Since the beginning of rock ’n’ roll many kids have been influenced by major acts. Groups like the Beatles, Rolling Stones and, in more contemporary times, Nirvana and Oasis have prompted the formation of countless bands.

Teenagers who dream of a career in music or are just bored enough to find a productive way to entertain themselves can end up being the next big thing. It could almost be a recipe to stardom.

The Subways come from a very similar starting place. Bassist Charlotte Cooper notes that she met guitarist/vocalist Billy Lunn and drummer Josh Morgan when she was 13. Cooper, along with Lunn and Morgan (who are brothers), grew up in Welwyn Garden City in Hertfordshire, England.

Cooper recants those days fondly: “We were always hanging out because Billy and I were dating at that time.”

They all had a love for music and started out covering Nirvana and Green Day tunes.

“It was quite a natural and organic start,” she says.

Cooper remembers that they started playing shows in their local area and in London. After playing their fair share of small venues, the Subways signed up for the 2004 Glastonbury Festival Unsigned Performers Competition and won. Suddenly, they began to play for bigger audiences, and by year’s end, they had recorded their first album, Young for Eternity.

The album’s release brought them commercial success and a dedicated cult following. John Peel, a popular and respected British DJ, was the first to play their single, “At 1AM” on national radio.

Their music made it across the seas then they appeared on an episode of “The O.C.” and played two songs. One of which, “Rock & Roll Queen,” is an energetic, rebellious, love song.

For their sophomore effort, All or Nothing, they had the pleasure of working with Butch Vig. Cooper is grateful for the opportunity to work with such a notable producer.

“It was absolutely amazing,” she relays. “It was amazing just to get to meet him.”

During the time they spent working with Vig in the studio they found him completely disarming.

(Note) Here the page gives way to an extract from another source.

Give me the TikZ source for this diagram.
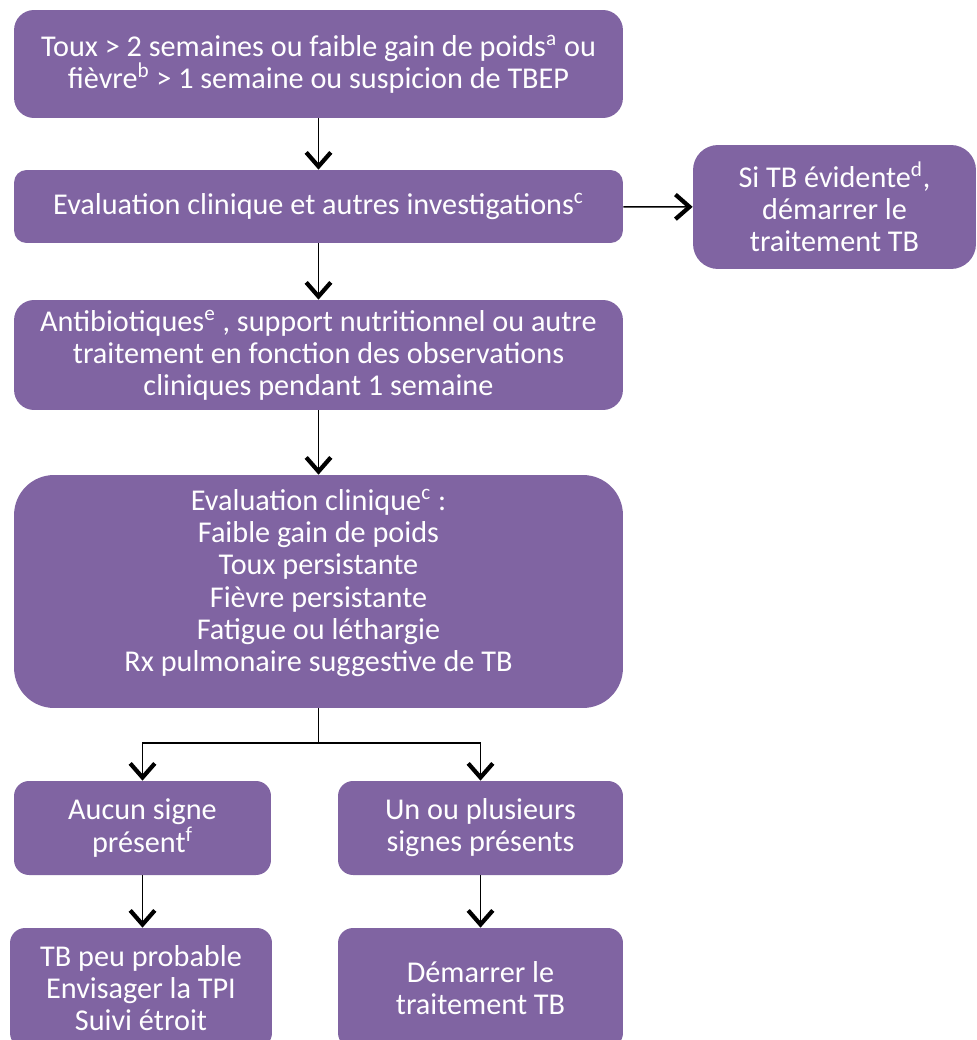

“He put us all at ease and made being in the studio such a joy,” Cooper says. “Vig’s ideas were amazing and complemented the songs we had.”

But even with the commercial success, world tours and getting to work with big names in the music business, the Subways are still the band that started for the love of music and the joy of spending time together. Much of their songwriting process starts out organically, like it did in the beginning. Lunn will approach Cooper with ideas on the bus, and they’ll mess around with things.

Cooper feels that band has become a family: “They are pretty much like my brothers, and I am like their sister. We have this really strange, really close relationship. It makes it really fun to be on the road together, and it helps with making really dynamic live shows.”

Since winning the competition that shot them to stardom four years ago, they’ve become more experienced and mature, yet they’re still the same kids from the suburbs of London. They still enjoy hanging out with friends, drinking wine and cooking, being on tour in the States so they can see movies before they’re released back home and going to local shows and checking out the new ’n’ upcoming acts from their area.

It is without question that the cycle of musical influence will be continued and helped along by the Subways as they continue to reach a wider audience.